Wednesday, December 2, 2009

Gaston Mclemore
AML 3041-02
Dr. Jordan
December 1, 2009

Jamaica Kincaid
“I was always being told I should be something, and then my whole upbringing was something I was not: it was English.”

The word culture is defined as the totality of socially transmitted behavior patterns, arts, beliefs, institutions, and all other products of human work and thought. With that being stated it’s safe to say that Kincaid’s colonial upbringing plays an important role in her life as well as her writings. She was born in 1949 as Elaine Potter Richardson, on the island of Antigua, located in the Caribbean, and later changed her name to Jamaica Kincaid due to disapproval of her parents for writing. From 1983 to today, Kincaid is best known for her Caribbean novels, poems and short stories such as Annie John, A Small Place, At the Bottom of the River, and Girl. The major themes of her writings tend to put independence, gender relations, and colonization in a paradox, battling with the admiration yet resentment of the British colonizers. Along with this written detail of the novelist, I will be presenting a clip of Kincaid reading and discussing excerpts from, Annie John.

Annie John, a novel written by Jamaica Kincaid in 1985 depicts the growth of a girl in Antigua, an island in the Caribbean. It covers issues as diverse as mother-daughter relationships, sexism, racism, clinical depression, and education. The independence of the chapters makes their compilations seem episodic, which is to say that each chapter involves a series of episodes about certain times in a young girl’s life. During this close-reading she touches on her start in print with “Talk of the Town” column in the New Yorker, specifically the irony that her submissions in the 1970s, just preceded the period of celebrity culture. Kincaid says, “It was time when rich people in America wanted to be known for working, doing something other than being rich, and they would get jobs or something like that.” Also, she speaks on wanting to write differently from anyone else at the magazine, “a vanity or arrogance of her youth.” Her piece about a book reception for economist Milton Friedman consists entirely of an inventory of the cost of the event to her and other participants, whom Kincaid rigorously fact checked. Her hostility towards Friedman is due in part by his advisory position, in those days to “a cruel government in Chile,” and Kincaid emphasizes that she wanted to express this but “didn’t want to just say it.” When “Mr. Shaw published it, it was amazing to me”, says Kincaid firmly.

Furthermore, Kincaid talks comically about a passage called “new”, which she expresses her passion for youthfulness while reading a conversation about two women discussing the nature of men, women, and the new celebrity culture emerging. Among some of her prestige awards are the Prix Femina Etranger for her memoir, My Brother in 2000, a Guggenheim fellowship in 1989, a PEN/Faulkner Award nomination and the Morton Dauwen Zabel Award of the American Academy and Institute of Arts for her collection of short stories, At the Bottom of the River (1983).
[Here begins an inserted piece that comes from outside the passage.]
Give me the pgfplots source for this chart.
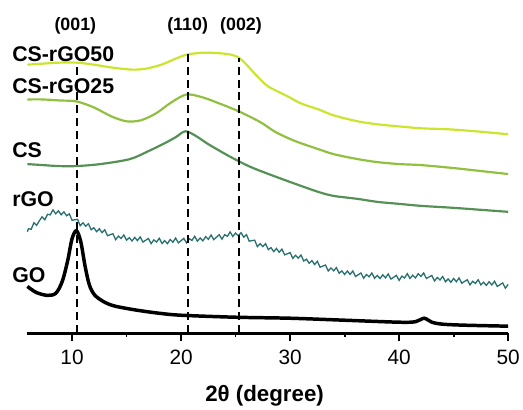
\documentclass[border=0pt]{standalone}
\usepackage{pgfplots}
\pgfplotsset{compat=1.18}
\usepackage{fontspec}
\setmainfont{Liberation Sans}
\definecolor{cfifty}{RGB}{205,228,45}
\definecolor{ctwfive}{RGB}{145,192,65}
\definecolor{ccs}{RGB}{85,145,85}
\definecolor{crgo}{RGB}{40,112,112}

\begin{document}
\begin{tikzpicture}
\begin{axis}[
    scale only axis,
    width=484bp, height=305bp,
    xmin=5.85, xmax=50, ymin=0, ymax=305,
    axis x line*=bottom, axis y line=none,
    clip=false,
    xtick={10,20,30,40,50},
    minor xtick={15,25,35,45},
    tick align=outside,
    major tick length=8bp, minor tick length=4bp,
    every tick/.style={black, line width=1.8bp},
    x axis line style={line width=2.8bp, -},
    /pgf/number format/assume math mode=true,
    xticklabel style={font=\fontsize{21}{21}\selectfont, yshift=-5bp},
    xlabel={\bfseries 2θ (degree)},
    xlabel style={font=\fontsize{22.5}{22.5}\selectfont, at={(axis description cs:0.494,-0.208)}, anchor=center},
    every axis plot/.append style={no marks},
]
% invisible page frame
\path (axis cs:3.39,-74) rectangle (axis cs:51.1,335);

\addplot[cfifty, line width=2.2bp, smooth] coordinates {
(5.9,270) (7.3,271) (8.8,272) (10.4,272) (12,270) (13.7,267) (15.5,265) (16.8,266)
(18.2,270) (19.5,276) (20.5,280) (22,282) (23.5,281.5) (24.6,280) (25.3,277) (26,270)
(27.1,257) (28,248) (29.8,238) (31,231) (32.6,225) (34,219) (36.2,213) (38,210)
(39.9,208) (42,206) (44.5,205) (47,203) (50,200)};

\addplot[ctwfive, line width=2.2bp, smooth] coordinates {
(5.9,235) (7.3,235) (8.8,234) (10.4,233) (12,227) (13.6,218) (15,213) (16.3,214)
(17.7,221) (19.1,232) (20.5,240) (22,237) (23.5,231) (25.3,223) (27.3,212) (28.7,202)
(30.5,193) (32.6,185) (34,180) (36.2,175) (38,172) (40,170) (42,169) (45,166)
(47.5,163) (50,160)};

\addplot[ccs, line width=2.2bp, smooth] coordinates {
(5.9,170) (7.3,169) (8.8,168) (10.4,168) (12.6,170) (15.3,175) (17,183) (18.5,191)
(19.5,197) (20.4,203) (21.4,198) (22.5,190) (24.4,178) (26,169) (27.3,163) (30,152)
(32.6,142) (34,138) (36.2,135) (38,132) (40,130) (42,128) (45,126) (47.5,124) (50,122)};

\addplot[crgo, line width=1.3bp] coordinates {
(5.9,102) (6.00,105) (6.25,104.5) (6.50,111) (6.75,108.5) (7.00,113) (7.25,117) (7.50,114)
(7.75,119.5) (8.00,119) (8.25,124) (8.50,120) (8.75,123) (9.00,119) (9.25,122) (9.50,118)
(9.75,120) (10.00,113.5) (10.25,114) (10.50,114.5) (10.75,108) (11.00,111) (11.25,107.5) (11.50,110)
(11.75,104) (12.00,106) (12.25,102) (12.50,105) (12.75,101) (13.00,104) (13.25,98) (13.50,99)
(13.75,100) (14.00,94) (14.25,97.6) (14.50,95.2) (14.75,98.8) (15.00,93.5) (15.25,96) (15.50,92.7)
(15.75,96.3) (16.00,93) (16.25,96.8) (16.50,91.6) (16.75,93.4) (17.00,95.2) (17.25,90) (17.50,93.8)
(17.75,91.6) (18.00,95.4) (18.25,90.2) (18.50,93) (18.75,90) (19.00,94.2) (19.25,91.4) (19.50,95.6)
(19.75,90.8) (20.00,93) (20.25,95.3) (20.50,90.7) (20.75,95) (21.00,93.2) (21.25,97.4) (21.50,92.5)
(21.75,95.7) (22.00,92.8) (22.25,97) (22.50,94.3) (22.75,98.7) (23.00,94) (23.25,96.5) (23.50,99)
(23.75,94.5) (24.00,99) (24.25,97.4) (24.50,101.8) (24.75,97.2) (25.00,100.6) (25.25,98) (25.50,101)
(25.75,96.5) (26.00,99) (26.25,92.5) (26.50,93) (26.75,93.5) (27.00,87) (27.25,90) (27.50,87)
(27.75,90) (28.00,84) (28.25,86) (28.50,82) (28.75,85.2) (29.00,81.3) (29.25,84.5) (29.50,78.7)
(29.75,79.8) (30.00,81) (30.25,75.2) (30.50,78.3) (30.75,75.4) (31.00,78.6) (31.25,72.5) (31.50,74.4)
(31.75,70.2) (32.00,73) (32.25,69) (32.50,72.2) (32.75,66.3) (33.00,67.4) (33.25,68.5) (33.50,62.5)
(33.75,65.6) (34.00,62.7) (34.25,65.9) (34.50,60.2) (34.75,62.6) (35.00,59) (35.25,62.5) (35.50,59)
(35.75,62.5) (36.00,57) (36.25,58.7) (36.50,60.5) (36.75,55.2) (37.00,59) (37.25,56.7) (37.50,60.5)
(37.75,55.2) (38.00,58) (38.25,54.9) (38.50,58.7) (38.75,55.6) (39.00,59.5) (39.25,54.4) (39.50,56.2)
(39.75,58.1) (40.00,53) (40.25,57.3) (40.50,55.5) (40.75,59.8) (41.00,55) (41.25,58.3) (41.50,55.5)
(41.75,59.8) (42.00,57) (42.25,60.5) (42.50,55) (42.75,56.5) (43.00,58) (43.25,52.5) (43.50,56)
(43.75,53.5) (44.00,57) (44.25,51.7) (44.50,54.5) (44.75,51.2) (45.00,55) (45.25,51.7) (45.50,55.5)
(45.75,50.2) (46.00,52) (46.25,53.7) (46.50,48.5) (46.75,52.2) (47.00,50) (47.25,53.7) (47.50,48.5)
(47.75,51.2) (48.00,48) (48.25,51.7) (48.50,48.5) (48.75,52.2) (49.00,47) (49.25,48.7) (49.50,50.5)
(49.75,45.2) (50.00,49)};

\addplot[black, line width=3.5bp, smooth] coordinates {
(5.9,47) (6.7,41) (7.7,38) (8.5,40) (9.1,52) (9.6,73) (10.0,95) (10.4,103)
(10.8,92) (11.2,67) (11.6,48) (12.1,38) (13,31) (14,27) (16,23) (18,20)
(20,18) (25,16) (30,15) (35,13) (40,11) (41.5,11.5) (42.3,15) (43,11)
(44,9) (46,8) (50,7)};

% reflection positions
\draw[black, line width=2bp, dash pattern=on 8bp off 5bp] (axis cs:10.45,0) -- (axis cs:10.45,272);
\draw[black, line width=2bp, dash pattern=on 8bp off 5bp] (axis cs:20.6,0) -- (axis cs:20.6,282);
\draw[black, line width=2bp, dash pattern=on 8bp off 5bp] (axis cs:25.3,0) -- (axis cs:25.3,277);

\node[font=\bfseries\fontsize{18}{18}\selectfont] at (axis cs:10.3,309) {(001)};
\node[font=\bfseries\fontsize{18}{18}\selectfont] at (axis cs:20.6,309) {(110)};
\node[font=\bfseries\fontsize{18}{18}\selectfont] at (axis cs:25.5,309) {(002)};

\node[anchor=west, font=\bfseries\fontsize{21.5}{21.5}\selectfont, inner sep=0pt] at (axis cs:4.5,281) {CS-rGO50};
\node[anchor=west, font=\bfseries\fontsize{21.5}{21.5}\selectfont, inner sep=0pt] at (axis cs:4.5,248) {CS-rGO25};
\node[anchor=west, font=\bfseries\fontsize{21.5}{21.5}\selectfont, inner sep=0pt] at (axis cs:4.5,184) {CS};
\node[anchor=west, font=\bfseries\fontsize{21.5}{21.5}\selectfont, inner sep=0pt] at (axis cs:4.5,135) {rGO};
\node[anchor=west, font=\bfseries\fontsize{21.5}{21.5}\selectfont, inner sep=0pt] at (axis cs:4.5,58) {GO};
\end{axis}
\end{tikzpicture}
\end{document}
Although Kincaid’s woks are short in length, they have never failed to elicit respect, if at times reluctantly. She is a forthright person who speaks candidly, and left the New Yorker in 1995. Kincaid is currently a professor at Claremont Mckenna College, and up until recently a visiting professor and teacher of creative writing at Harvard University. Over a career that has spanned more than two decades has earned a reputable place in the literary world for her personal, stylistic and honest writings.

Works Cited
Authors and Artists for Young Adults, Volume 13, Gale, 1994.
contemporary Black Biography, Volume 4, Gale, 1993.